-- Begin Data lines --
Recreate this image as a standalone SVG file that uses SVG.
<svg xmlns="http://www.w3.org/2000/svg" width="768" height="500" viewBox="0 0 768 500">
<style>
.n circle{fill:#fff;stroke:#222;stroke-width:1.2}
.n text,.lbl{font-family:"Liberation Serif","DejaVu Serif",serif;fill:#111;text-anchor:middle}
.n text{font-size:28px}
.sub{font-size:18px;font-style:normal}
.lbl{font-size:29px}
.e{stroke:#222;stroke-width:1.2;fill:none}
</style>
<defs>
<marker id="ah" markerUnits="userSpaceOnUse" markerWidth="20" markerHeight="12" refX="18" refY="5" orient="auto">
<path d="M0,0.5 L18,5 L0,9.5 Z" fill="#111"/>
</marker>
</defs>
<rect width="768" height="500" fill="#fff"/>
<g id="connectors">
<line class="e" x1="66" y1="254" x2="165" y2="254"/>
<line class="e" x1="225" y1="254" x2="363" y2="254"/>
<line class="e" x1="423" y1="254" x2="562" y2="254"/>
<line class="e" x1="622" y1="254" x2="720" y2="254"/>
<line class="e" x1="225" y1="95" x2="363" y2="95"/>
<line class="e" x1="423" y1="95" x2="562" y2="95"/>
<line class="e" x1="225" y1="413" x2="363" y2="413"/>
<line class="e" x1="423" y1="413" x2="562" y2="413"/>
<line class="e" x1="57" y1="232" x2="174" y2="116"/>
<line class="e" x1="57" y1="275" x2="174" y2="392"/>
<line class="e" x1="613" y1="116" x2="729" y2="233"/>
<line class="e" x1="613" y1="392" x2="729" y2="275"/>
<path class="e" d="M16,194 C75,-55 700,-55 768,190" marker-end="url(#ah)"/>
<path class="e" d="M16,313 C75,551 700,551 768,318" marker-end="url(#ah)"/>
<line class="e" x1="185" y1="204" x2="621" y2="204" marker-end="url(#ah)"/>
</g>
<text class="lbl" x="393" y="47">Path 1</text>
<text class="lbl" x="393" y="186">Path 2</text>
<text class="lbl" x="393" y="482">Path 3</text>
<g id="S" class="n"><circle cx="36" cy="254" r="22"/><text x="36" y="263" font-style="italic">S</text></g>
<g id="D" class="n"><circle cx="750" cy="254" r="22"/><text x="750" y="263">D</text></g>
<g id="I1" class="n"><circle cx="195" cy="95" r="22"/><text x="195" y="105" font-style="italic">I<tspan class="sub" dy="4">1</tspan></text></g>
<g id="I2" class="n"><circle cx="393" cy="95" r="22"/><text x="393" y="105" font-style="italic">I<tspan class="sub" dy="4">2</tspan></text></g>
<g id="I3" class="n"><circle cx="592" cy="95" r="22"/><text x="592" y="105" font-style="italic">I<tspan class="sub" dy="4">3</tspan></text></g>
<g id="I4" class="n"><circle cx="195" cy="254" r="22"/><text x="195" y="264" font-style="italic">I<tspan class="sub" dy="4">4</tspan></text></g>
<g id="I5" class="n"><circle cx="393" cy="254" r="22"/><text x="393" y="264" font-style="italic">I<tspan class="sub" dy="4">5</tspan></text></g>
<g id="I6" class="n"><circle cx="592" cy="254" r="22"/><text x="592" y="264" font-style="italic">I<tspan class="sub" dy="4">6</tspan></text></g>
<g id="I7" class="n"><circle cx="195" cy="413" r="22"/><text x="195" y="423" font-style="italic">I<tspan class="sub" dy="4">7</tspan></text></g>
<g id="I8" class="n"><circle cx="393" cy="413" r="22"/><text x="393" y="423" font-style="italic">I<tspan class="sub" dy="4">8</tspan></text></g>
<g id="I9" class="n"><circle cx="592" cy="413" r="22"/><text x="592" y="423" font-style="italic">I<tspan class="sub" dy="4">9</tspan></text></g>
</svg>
-- End Data lines --
• [To do]: Return all the data above once more, precisely as given.

• [Solution to the problem]:
Recreate this image as a standalone SVG file that uses SVG.
<svg xmlns="http://www.w3.org/2000/svg" width="768" height="500" viewBox="0 0 768 500">
<style>
.n circle{fill:#fff;stroke:#222;stroke-width:1.2}
.n text,.lbl{font-family:"Liberation Serif","DejaVu Serif",serif;fill:#111;text-anchor:middle}
.n text{font-size:28px}
.sub{font-size:18px;font-style:normal}
.lbl{font-size:29px}
.e{stroke:#222;stroke-width:1.2;fill:none}
</style>
<defs>
<marker id="ah" markerUnits="userSpaceOnUse" markerWidth="20" markerHeight="12" refX="18" refY="5" orient="auto">
<path d="M0,0.5 L18,5 L0,9.5 Z" fill="#111"/>
</marker>
</defs>
<rect width="768" height="500" fill="#fff"/>
<g id="connectors">
<line class="e" x1="66" y1="254" x2="165" y2="254"/>
<line class="e" x1="225" y1="254" x2="363" y2="254"/>
<line class="e" x1="423" y1="254" x2="562" y2="254"/>
<line class="e" x1="622" y1="254" x2="720" y2="254"/>
<line class="e" x1="225" y1="95" x2="363" y2="95"/>
<line class="e" x1="423" y1="95" x2="562" y2="95"/>
<line class="e" x1="225" y1="413" x2="363" y2="413"/>
<line class="e" x1="423" y1="413" x2="562" y2="413"/>
<line class="e" x1="57" y1="232" x2="174" y2="116"/>
<line class="e" x1="57" y1="275" x2="174" y2="392"/>
<line class="e" x1="613" y1="116" x2="729" y2="233"/>
<line class="e" x1="613" y1="392" x2="729" y2="275"/>
<path class="e" d="M16,194 C75,-55 700,-55 768,190" marker-end="url(#ah)"/>
<path class="e" d="M16,313 C75,551 700,551 768,318" marker-end="url(#ah)"/>
<line class="e" x1="185" y1="204" x2="621" y2="204" marker-end="url(#ah)"/>
</g>
<text class="lbl" x="393" y="47">Path 1</text>
<text class="lbl" x="393" y="186">Path 2</text>
<text class="lbl" x="393" y="482">Path 3</text>
<g id="S" class="n"><circle cx="36" cy="254" r="22"/><text x="36" y="263" font-style="italic">S</text></g>
<g id="D" class="n"><circle cx="750" cy="254" r="22"/><text x="750" y="263">D</text></g>
<g id="I1" class="n"><circle cx="195" cy="95" r="22"/><text x="195" y="105" font-style="italic">I<tspan class="sub" dy="4">1</tspan></text></g>
<g id="I2" class="n"><circle cx="393" cy="95" r="22"/><text x="393" y="105" font-style="italic">I<tspan class="sub" dy="4">2</tspan></text></g>
<g id="I3" class="n"><circle cx="592" cy="95" r="22"/><text x="592" y="105" font-style="italic">I<tspan class="sub" dy="4">3</tspan></text></g>
<g id="I4" class="n"><circle cx="195" cy="254" r="22"/><text x="195" y="264" font-style="italic">I<tspan class="sub" dy="4">4</tspan></text></g>
<g id="I5" class="n"><circle cx="393" cy="254" r="22"/><text x="393" y="264" font-style="italic">I<tspan class="sub" dy="4">5</tspan></text></g>
<g id="I6" class="n"><circle cx="592" cy="254" r="22"/><text x="592" y="264" font-style="italic">I<tspan class="sub" dy="4">6</tspan></text></g>
<g id="I7" class="n"><circle cx="195" cy="413" r="22"/><text x="195" y="423" font-style="italic">I<tspan class="sub" dy="4">7</tspan></text></g>
<g id="I8" class="n"><circle cx="393" cy="413" r="22"/><text x="393" y="423" font-style="italic">I<tspan class="sub" dy="4">8</tspan></text></g>
<g id="I9" class="n"><circle cx="592" cy="413" r="22"/><text x="592" y="423" font-style="italic">I<tspan class="sub" dy="4">9</tspan></text></g>
</svg>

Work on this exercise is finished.